## Begin

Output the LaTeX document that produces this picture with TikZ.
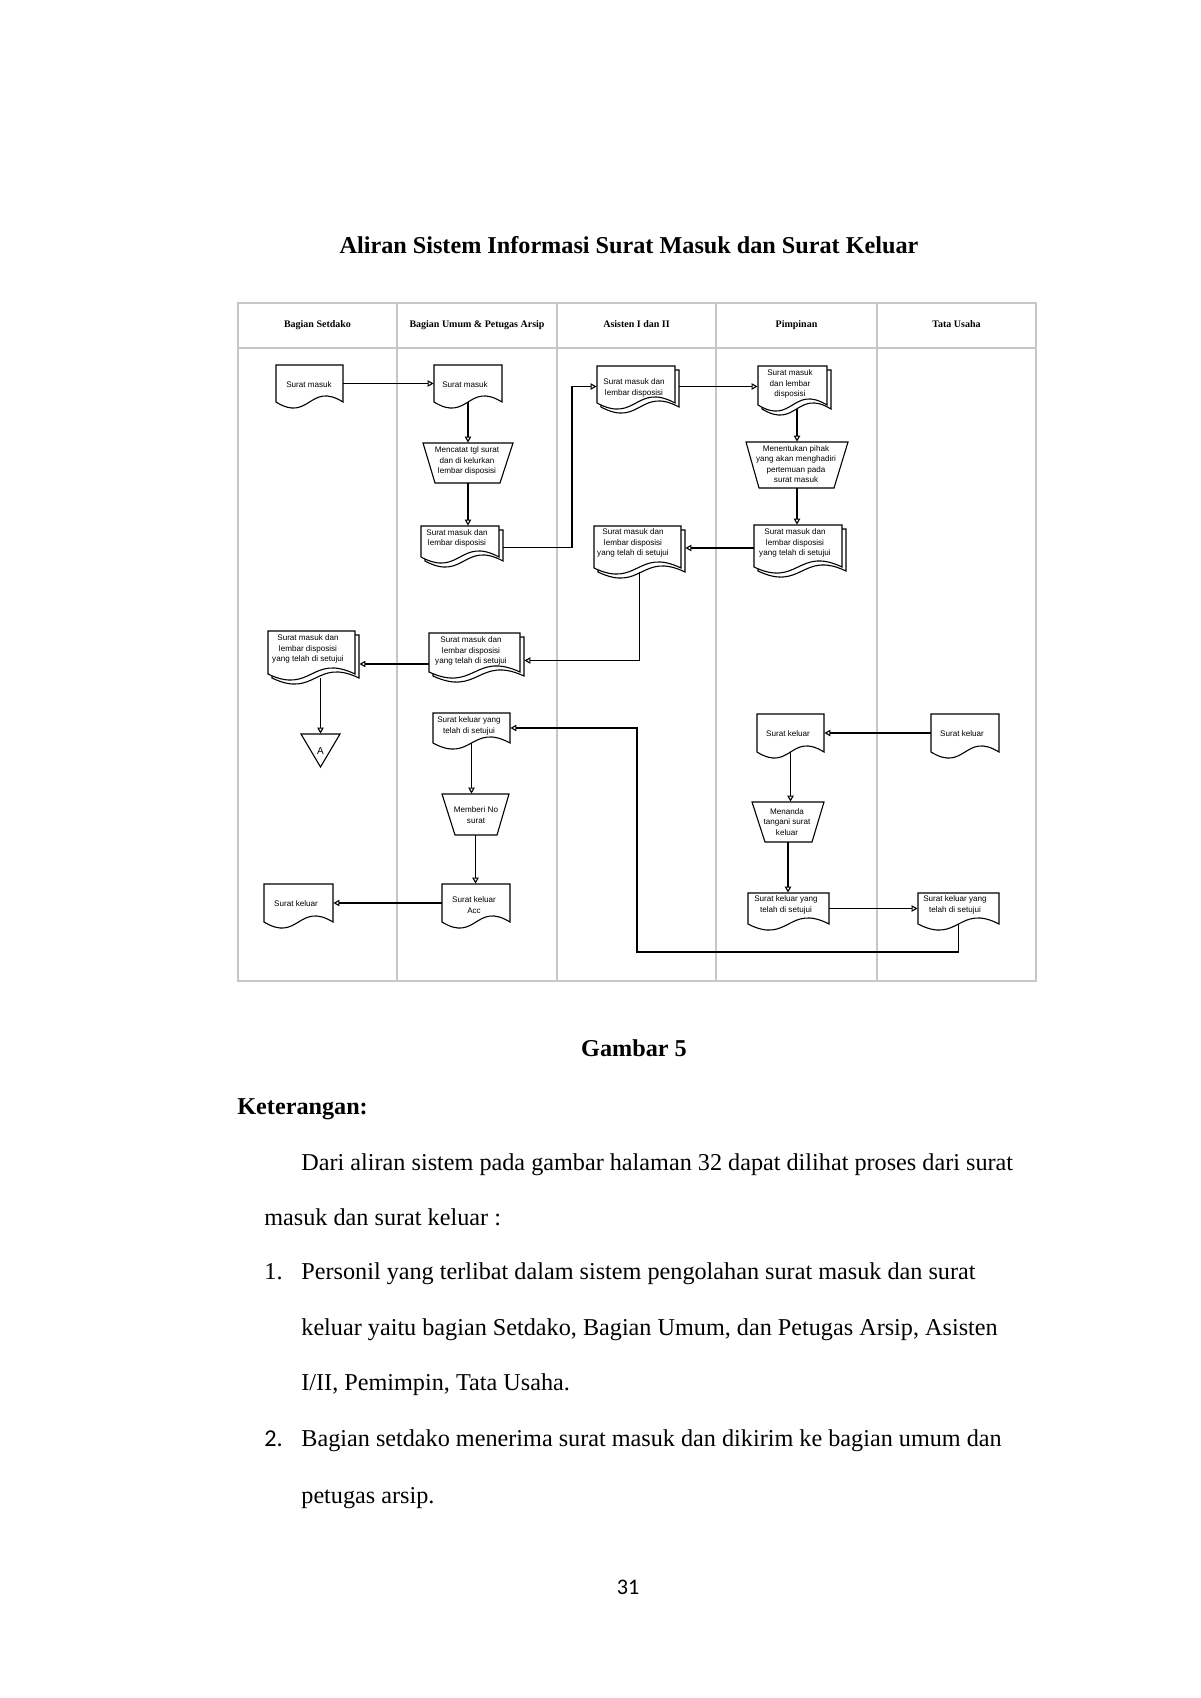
\documentclass[tikz,border=0pt]{standalone}
\usepackage{fontspec}
\setmainfont{Liberation Serif}
\newfontfamily\arialf{Liberation Sans}
\newfontfamily\calibf{Carlito}
\usetikzlibrary{arrows.meta,fit}

\tikzset{
  dline/.style={line width=0.55pt, draw=black},
  box/.style={inner sep=0pt, draw=none},
  arr/.style={line width=0.55pt, draw=black, -{Triangle[open,length=3pt,width=3.2pt]}},
  dtxt/.style={font=\arialf\fontsize{4.05pt}{5.3pt}\selectfont, align=center, inner sep=0pt},
  hdr/.style={font=\fontsize{5pt}{6pt}\selectfont\bfseries, inner sep=0pt, anchor=base},
  gridline/.style={draw=black!22, line width=0.7pt},
  body/.style={font=\fontsize{12.1pt}{14pt}\selectfont, inner sep=0pt, anchor=base west},
  bodyb/.style={font=\fontsize{12.1pt}{14pt}\selectfont\bfseries, inner sep=0pt},
}

% document outline: l t r c
\newcommand\docshape[4]{%
  \filldraw[fill=white, dline] (#1,#2) -- (#3,#2) -- (#3,#4)
    .. controls ({(#1+#3)/2},{#4-21}) and ({(#1+#3)/2},{#4+21}) .. (#1,#4) -- cycle;}
% single document: name l t r c
\newcommand\sdoc[5]{%
  \docshape{#2}{#3}{#4}{#5}%
  \node[fit={(#2,#3) (#4,#5)}, box] (#1) {};}
% multiple documents: name l t r c
\newcommand\mdoc[5]{%
  \docshape{#2+4}{#3+4}{#4+4}{#5+4}%
  \docshape{#2}{#3}{#4}{#5}%
  \node[fit={(#2,#3) ({#4+4},{#5+4})}, box] (#1) {};}
% manual operation trapezoid: name top bottom tl tr bl br
\newcommand\trap[7]{%
  \filldraw[fill=white, dline] (#4,#2) -- (#5,#2) -- (#7,#3) -- (#6,#3) -- cycle;
  \node[fit={(#4,#2) (#5,#3)}, box] (#1) {};}

\begin{document}
\begin{tikzpicture}[x=0.5pt,y=-0.5pt]
\fill[white] (0,0) rectangle (1200,1698);
\useasboundingbox (0,0) rectangle (1200,1698);

% title
\node[bodyb, anchor=base] (title) at (629,253) {Aliran Sistem Informasi Surat Masuk dan Surat Keluar};

% swimlane grid
\draw[gridline] (238,303) rectangle (1036,981);
\draw[gridline] (238,348) -- (1036,348);
\foreach \x in {397,557,716,877} \draw[gridline] (\x,303) -- (\x,981);

\node[hdr] (h1) at (317.5,327) {Bagian Setdako};
\node[hdr] (h2) at (477,327) {Bagian Umum \& Petugas Arsip};
\node[hdr] (h3) at (636.5,327) {Asisten I dan II};
\node[hdr] (h4) at (796.5,327) {Pimpinan};
\node[hdr] (h5) at (956.5,327) {Tata Usaha};

% Bagian Setdako
\sdoc{sA}{276}{365}{343}{402}
\node[dtxt] (sAt) at (309,385) {Surat masuk};
\mdoc{sB}{268}{631}{355}{674}
\node[dtxt] (sBt) at (308,649) {Surat masuk dan\\lembar disposisi\\yang telah di setujui};
\filldraw[fill=white, dline] (301,734) -- (340,734) -- (320.5,767) -- cycle;
\node[fit={(301,734) (340,767)}, box] (tri) {};
\node[font=\arialf\fontsize{5pt}{6pt}\selectfont, inner sep=0pt] (triA) at (320.5,751) {A};
\sdoc{sC}{264}{884}{333}{922}
\node[dtxt] (sCt) at (296,904) {Surat keluar};

% Bagian Umum & Petugas Arsip
\sdoc{uA}{434}{365}{502}{402}
\node[dtxt] (uAt) at (465,385) {Surat masuk};
\trap{uB}{443}{483}{423}{513}{435}{500}
\node[dtxt] (uBt) at (467,461) {Mencatat tgl surat\\dan di kelurkan\\lembar disposisi};
\mdoc{uC}{421}{526}{499}{557}
\node[dtxt] (uCt) at (457,538.5) {Surat masuk dan\\lembar disposisi};
\mdoc{uD}{429}{633}{520}{672}
\node[dtxt] (uDt) at (471,651) {Surat masuk dan\\lembar disposisi\\yang telah di setujui};
\sdoc{uE}{433}{713}{510}{743}
\node[dtxt] (uEt) at (469,726) {Surat keluar yang\\telah di setujui};
\trap{uF}{794}{835}{442}{509}{455}{497}
\node[dtxt] (uFt) at (476,815) {Memberi No\\surat};
\sdoc{uG}{442}{884}{510}{922}
\node[dtxt] (uGt) at (474,905) {Surat keluar\\Acc};

% Asisten I dan II
\mdoc{aA}{597}{366}{675}{403}
\node[dtxt] (aAt) at (634,388) {Surat masuk dan\\lembar disposisi};
\mdoc{aB}{594}{526}{681}{568}
\node[dtxt] (aBt) at (633,543) {Surat masuk dan\\lembar disposisi\\yang telah di setujui};

% Pimpinan
\mdoc{pA}{758}{366}{827}{405}
\node[dtxt] (pAt) at (790,384) {Surat masuk\\dan lembar\\disposisi};
\trap{pB}{442}{488}{746}{848}{759}{834}
\node[dtxt] (pBt) at (796,464) {Menentukan pihak\\yang akan menghadiri\\pertemuan pada\\surat masuk};
\mdoc{pC}{754}{525}{842}{567}
\node[dtxt] (pCt) at (795,543) {Surat masuk dan\\lembar disposisi\\yang telah di setujui};
\sdoc{pD}{757}{714}{824}{752}
\node[dtxt] (pDt) at (788,734) {Surat keluar};
\trap{pE}{802}{842}{752}{824}{765}{812}
\node[dtxt] (pEt) at (787,822) {Menanda\\tangani surat\\keluar};
\sdoc{pF}{748}{893}{829}{924}
\node[dtxt] (pFt) at (786,905) {Surat keluar yang\\telah di setujui};

% Tata Usaha
\sdoc{tA}{931}{714}{999}{752}
\node[dtxt] (tAt) at (962,734) {Surat keluar};
\sdoc{tB}{918}{893}{999}{924}
\node[dtxt] (tBt) at (955,905) {Surat keluar yang\\telah di setujui};

% connectors
\coordinate (k1) at (572,450);
\coordinate (k2) at (637,952);
\draw[arr] (sA.east) -- (uA.west);
\draw[arr] (uA.south) -- (uB.north);
\draw[arr] (uB.south) -- (uB.south |- uC.north);
\draw[arr] ([yshift=-2pt]uC.east) -| (k1) |- (aA.west);
\draw[arr] (aA.east) -- (aA.east -| pA.west);
\draw[arr] (pB.north |- pA.south) -- (pB.north);
\draw[arr] (pB.south) -- (pB.south |- pC.north);
\draw[arr] (pC.west) -- (pC.west -| aB.east);
\draw[arr] (aB.south) |- ([yshift=-3pt]uD.east);
\draw[arr] ([yshift=-4.75pt]uD.west) -- ([yshift=-4.75pt]uD.west -| sB.east);
\draw[arr] (tri.north |- sB.south) -- (tri.north);
\draw[arr] (tB.south) |- (k2) |- (uE.east);
\draw[arr] (tA.west) -- (pD.east);
\draw[arr] (pD.south) -- (pD.south |- pE.north);
\draw[arr] (pE.south) -- (pE.south |- pF.north);
\draw[arr] (pF.east) -- (tB.west);
\draw[arr] (uE.south) -- (uE.south |- uF.north);
\draw[arr] (uF.south) -- (uF.south |- uG.north);
\draw[arr] (uG.west) -- (sC.east);

% text below
\node[bodyb, anchor=base] (gambar) at (634,1056) {Gambar 5};
\node[bodyb, anchor=base west] (ket) at (237,1114) {Keterangan:};
\node[body] (p1) at (301,1170) {Dari aliran sistem pada gambar halaman 32 dapat dilihat proses dari surat};
\node[body] (p2) at (264,1225) {masuk dan surat keluar :};
\node[body] (n1) at (264,1279) {1.};
\node[body] (l1) at (301,1279) {Personil yang terlibat dalam sistem pengolahan surat masuk dan surat};
\node[body] (l2) at (301,1335) {keluar yaitu bagian Setdako, Bagian Umum, dan Petugas Arsip, Asisten};
\node[body] (l3) at (301,1390) {I/II, Pemimpin, Tata Usaha.};
\node[body, font=\calibf\fontsize{12.1pt}{14pt}\selectfont] (n2) at (264,1446) {2.};
\node[body] (l4) at (301,1446) {Bagian setdako menerima surat masuk dan dikirim ke bagian umum dan};
\node[body] (l5) at (301,1503) {petugas arsip.};
\node[font=\calibf\fontsize{11.1pt}{13pt}\selectfont, inner sep=0pt, anchor=base] (pg) at (628,1594) {31};
\end{tikzpicture}
\end{document}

## End

JOB:
Leave out the pictures. Transcribe only the lines above, from the first through the one that contains "(h5) at (956.5,327)".

REPLY TO THE TASK:
Output the LaTeX document that produces this picture with TikZ.
\documentclass[tikz,border=0pt]{standalone}
\usepackage{fontspec}
\setmainfont{Liberation Serif}
\newfontfamily\arialf{Liberation Sans}
\newfontfamily\calibf{Carlito}
\usetikzlibrary{arrows.meta,fit}

\tikzset{
  dline/.style={line width=0.55pt, draw=black},
  box/.style={inner sep=0pt, draw=none},
  arr/.style={line width=0.55pt, draw=black, -{Triangle[open,length=3pt,width=3.2pt]}},
  dtxt/.style={font=\arialf\fontsize{4.05pt}{5.3pt}\selectfont, align=center, inner sep=0pt},
  hdr/.style={font=\fontsize{5pt}{6pt}\selectfont\bfseries, inner sep=0pt, anchor=base},
  gridline/.style={draw=black!22, line width=0.7pt},
  body/.style={font=\fontsize{12.1pt}{14pt}\selectfont, inner sep=0pt, anchor=base west},
  bodyb/.style={font=\fontsize{12.1pt}{14pt}\selectfont\bfseries, inner sep=0pt},
}

% document outline: l t r c
\newcommand\docshape[4]{%
  \filldraw[fill=white, dline] (#1,#2) -- (#3,#2) -- (#3,#4)
    .. controls ({(#1+#3)/2},{#4-21}) and ({(#1+#3)/2},{#4+21}) .. (#1,#4) -- cycle;}
% single document: name l t r c
\newcommand\sdoc[5]{%
  \docshape{#2}{#3}{#4}{#5}%
  \node[fit={(#2,#3) (#4,#5)}, box] (#1) {};}
% multiple documents: name l t r c
\newcommand\mdoc[5]{%
  \docshape{#2+4}{#3+4}{#4+4}{#5+4}%
  \docshape{#2}{#3}{#4}{#5}%
  \node[fit={(#2,#3) ({#4+4},{#5+4})}, box] (#1) {};}
% manual operation trapezoid: name top bottom tl tr bl br
\newcommand\trap[7]{%
  \filldraw[fill=white, dline] (#4,#2) -- (#5,#2) -- (#7,#3) -- (#6,#3) -- cycle;
  \node[fit={(#4,#2) (#5,#3)}, box] (#1) {};}

\begin{document}
\begin{tikzpicture}[x=0.5pt,y=-0.5pt]
\fill[white] (0,0) rectangle (1200,1698);
\useasboundingbox (0,0) rectangle (1200,1698);

% title
\node[bodyb, anchor=base] (title) at (629,253) {Aliran Sistem Informasi Surat Masuk dan Surat Keluar};

% swimlane grid
\draw[gridline] (238,303) rectangle (1036,981);
\draw[gridline] (238,348) -- (1036,348);
\foreach \x in {397,557,716,877} \draw[gridline] (\x,303) -- (\x,981);

\node[hdr] (h1) at (317.5,327) {Bagian Setdako};
\node[hdr] (h2) at (477,327) {Bagian Umum \& Petugas Arsip};
\node[hdr] (h3) at (636.5,327) {Asisten I dan II};
\node[hdr] (h4) at (796.5,327) {Pimpinan};
\node[hdr] (h5) at (956.5,327) {Tata Usaha};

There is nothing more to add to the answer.